WRITTEN TASK >> Within the material below, find each line bearing the word "this" and present it.

A block of data
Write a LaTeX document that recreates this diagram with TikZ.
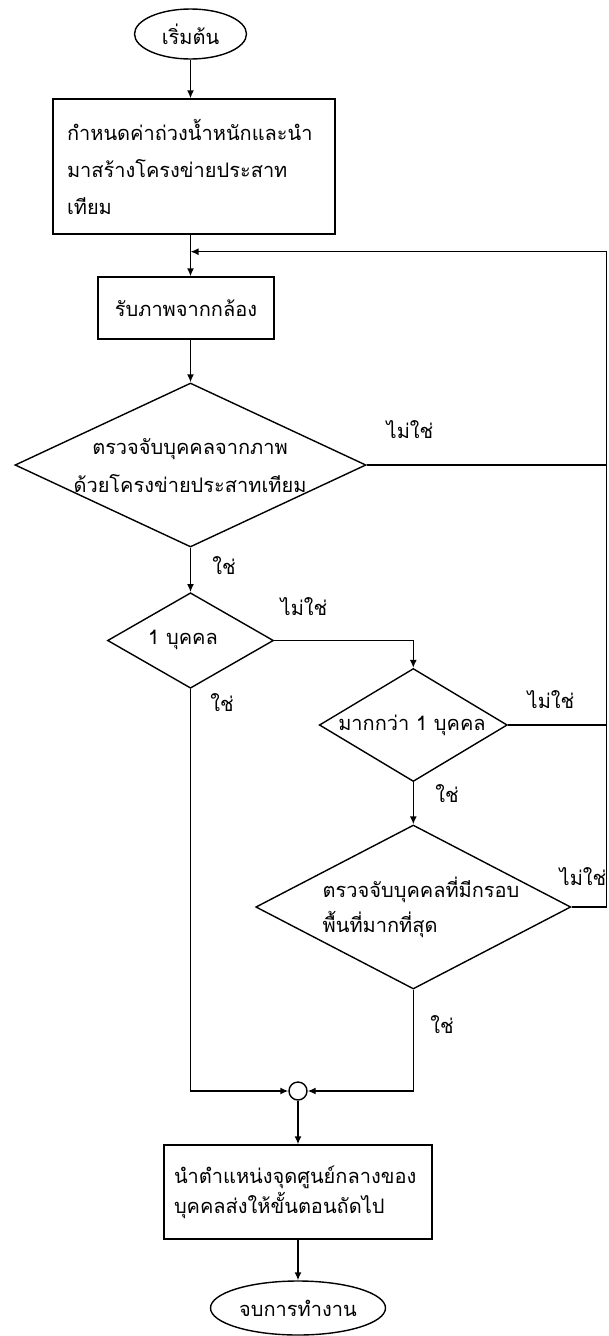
\documentclass[tikz,border=0pt]{standalone}
\usepackage{fontspec}
\newfontfamily\thaifont[Script=Thai]{Loma}
\usetikzlibrary{shapes.geometric,arrows.meta}
\begin{document}
\begin{tikzpicture}[x=1pt,y=-1pt,
  font=\thaifont\fontsize{20}{24}\selectfont,
  line width=1.4pt,
  arr/.style={-{Latex[length=8pt,width=7pt]}},
  boxnode/.style={draw, rectangle, inner ysep=0pt},
  dia/.style={draw, diamond, inner sep=0pt},
  term/.style={draw, ellipse, inner sep=0pt},
  lbl/.style={inner sep=0pt}]
\useasboundingbox (0,0) rectangle (608,1336);

% nodes
\node[term, minimum width=112pt, minimum height=50pt] (start) at (190.5,34) {เริ่มต้น};
\node[boxnode, minimum width=282pt, minimum height=135pt, inner xsep=14pt, text width=254pt, align=left,
      font=\thaifont\fontsize{20}{37}\selectfont] (b1) at (194,166.5)
  {กำหนดค่าถ่วงน้ำหนักและนำ\\มาสร้างโครงข่ายประสาท\\เทียม};
\node[boxnode, minimum width=176pt, minimum height=62pt] (b2) at (186,308) {รับภาพจากกล้อง};

\node[dia, minimum width=351pt, minimum height=164pt] (d1) at (190.5,465) {};
\node[lbl, align=center, font=\thaifont\fontsize{20}{38}\selectfont] (d1t) at (190,466)
  {ตรวจจับบุคคลจากภาพ\\ด้วยโครงข่ายประสาทเทียม};

\node[dia, minimum width=166pt, minimum height=95.5pt] (dA) at (190.5,640.5) {};
\node[lbl] (dAt) at (183,640) {1 บุคคล};

\node[dia, minimum width=188pt, minimum height=113pt] (dB) at (413.3,725) {};
\node[lbl] (dBt) at (412,725) {มากกว่า 1 บุคคล};

\node[dia, minimum width=315pt, minimum height=164pt] (dC) at (413.3,907) {};
\node[lbl, anchor=west, align=left, font=\thaifont\fontsize{20}{35}\selectfont] (dCt) at (322,907.5)
  {ตรวจจับบุคคลที่มีกรอบ\\พื้นที่มากที่สุด};

\node[draw, circle, minimum size=18pt, inner sep=0pt] (m) at (298,1091) {};

\node[boxnode, minimum width=268pt, minimum height=94pt, inner xsep=10pt, text width=248pt, align=left,
      font=\thaifont\fontsize{20}{30}\selectfont] (b3) at (298,1192)
  {นำตำแหน่งจุดศูนย์กลางของ\\บุคคลส่งให้ขั้นตอนถัดไป};

\node[term, minimum width=175pt, minimum height=54pt] (end) at (298,1308) {จบการทำงาน};

% helper coordinates
\coordinate (rt) at (606.7,251.7);
\coordinate (lp) at (190.5,251.7);

% connectors
\draw[arr] (start.south) -- (b1.north -| start.south);
\draw[arr] (b1.south -| start.south) -- (b2.north -| start.south);
\draw[arr] (b2.south -| start.south) -- (d1.north);
\draw[arr] (d1.east) -- (d1.east -| rt) -- (rt) -- (lp);
\draw[arr] (d1.south) -- (dA.north);
\draw[arr] (dA.east) -- (dA.east -| dB.north) -- (dB.north);
\draw[arr] (dA.south) -- (dA.south |- m.west) -- (m.west);
\draw[arr] (dB.south) -- (dC.north);
\draw (dB.east) -- (dB.east -| rt);
\draw (dC.east) -- (dC.east -| rt) -- (d1.east -| rt);
\draw[arr] (dC.south) -- (dC.south |- m.east) -- (m.east);
\draw[arr] (m.south) -- (b3.north);
\draw[arr] (b3.south) -- (end.north);

% labels
\node[lbl] (l1) at (410,430) {ไม่ใช่};
\node[lbl] (l2) at (224,566) {ใช่};
\node[lbl] (l3) at (304,607) {ไม่ใช่};
\node[lbl] (l4) at (222,703) {ใช่};
\node[lbl] (l5) at (551,700) {ไม่ใช่};
\node[lbl] (l6) at (447,794) {ใช่};
\node[lbl] (l7) at (583,877) {ไม่ใช่};
\node[lbl] (l8) at (442,1025) {ใช่};
\end{tikzpicture}
\end{document}
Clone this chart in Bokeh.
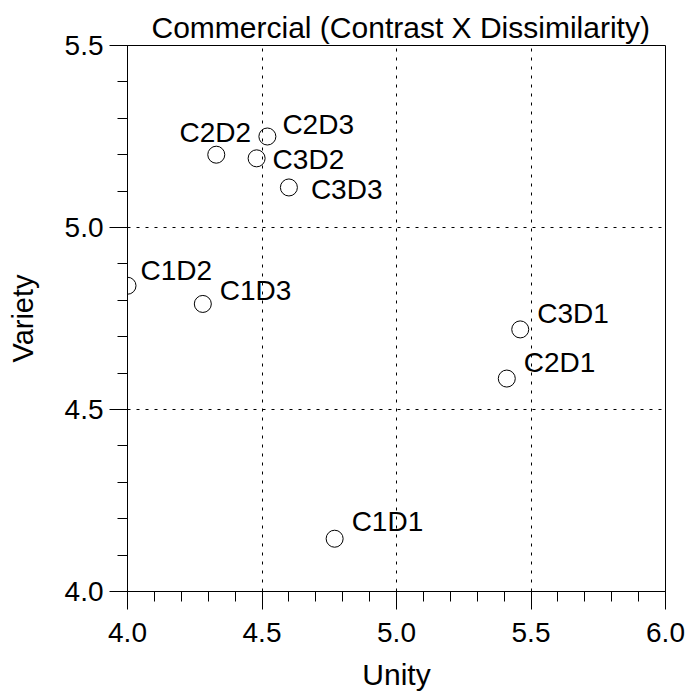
from bokeh.plotting import figure
from bokeh.models import ColumnDataSource, Range1d, SingleIntervalTicker, Title, CustomJSTickFormatter
from bokeh.core.properties import value
from bokeh.embed import file_html
from bokeh.resources import INLINE

# Data
names = ["C1D1", "C1D2", "C1D3", "C2D1", "C2D2", "C2D3", "C3D1", "C3D2", "C3D3"]
unity = [4.77, 4.00, 4.28, 5.41, 4.33, 4.52, 5.46, 4.48, 4.60]
variety = [4.145, 4.84, 4.79, 4.585, 5.20, 5.25, 4.72, 5.19, 5.11]

# Label placement (screen px)
label_dx = [17, 13, 17, 17, -1, 15, 17, 16, 22]
label_dy = [-17, -15, -13, -16, -22, -12, -16, 1, 2]
label_align = ["left", "left", "left", "left", "center", "left", "left", "left", "left"]

FONT = "Liberation Sans"

src = ColumnDataSource(dict(x=unity, y=variety, name=names, dx=label_dx, dy=label_dy, al=label_align))

p = figure(width=687, height=693, output_backend="svg", toolbar_location=None,
           x_range=Range1d(4.0, 6.0), y_range=Range1d(4.0, 5.5),
           min_border_left=127, min_border_right=22, min_border_top=45, min_border_bottom=102)
p.title = Title(text="Commercial (Contrast X Dissimilarity)", align="left",
                text_font=FONT, text_font_size="30px", text_font_style="normal",
                text_color="black", standoff=3, offset=24)

p.outline_line_color = "black"
p.outline_line_width = 1
p.background_fill_color = "white"
p.border_fill_color = "white"

for ax, lab in ((p.xaxis, "Unity"), (p.yaxis, "Variety")):
    ax.axis_label = lab
    ax.axis_label_text_font = FONT
    ax.axis_label_text_font_style = "normal"
    ax.axis_label_text_color = "black"
    ax.major_label_text_font = FONT
    ax.major_label_text_font_size = "28px"
    ax.major_label_text_color = "black"
    ax.axis_line_color = "black"
    ax.major_tick_line_color = "black"
    ax.minor_tick_line_color = "black"
    ax.major_tick_in = 0
    ax.major_tick_out = 18
    ax.minor_tick_in = 0
    ax.minor_tick_out = 10
    ax.ticker = SingleIntervalTicker(interval=0.5, num_minor_ticks=5)
    ax.formatter = CustomJSTickFormatter(code="return tick.toFixed(1);")

p.xaxis.axis_label_text_font_size = "30px"
p.yaxis.axis_label_text_font_size = "29px"
p.xaxis.major_label_standoff = 13
p.yaxis.major_label_standoff = 6
p.xaxis.axis_label_standoff = 13
p.yaxis.axis_label_standoff = 23

for g in (p.xgrid, p.ygrid):
    g.ticker = SingleIntervalTicker(interval=0.5)
    g.grid_line_color = "black"
    g.grid_line_dash = "3 6"
    g.grid_line_width = 1

p.scatter("x", "y", source=src, size=17, marker="circle", fill_color=None,
          line_color="black", line_width=1)
p.text("x", "y", text="name", source=src, x_offset="dx", y_offset="dy",
       text_align="al", text_baseline="middle", text_font=value(FONT),
       text_font_size="28px", text_color="black")

open("out.html", "w").write(file_html(p, INLINE))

TASK ANSWER >>
Write a LaTeX document that recreates this diagram with TikZ.
Clone this chart in Bokeh.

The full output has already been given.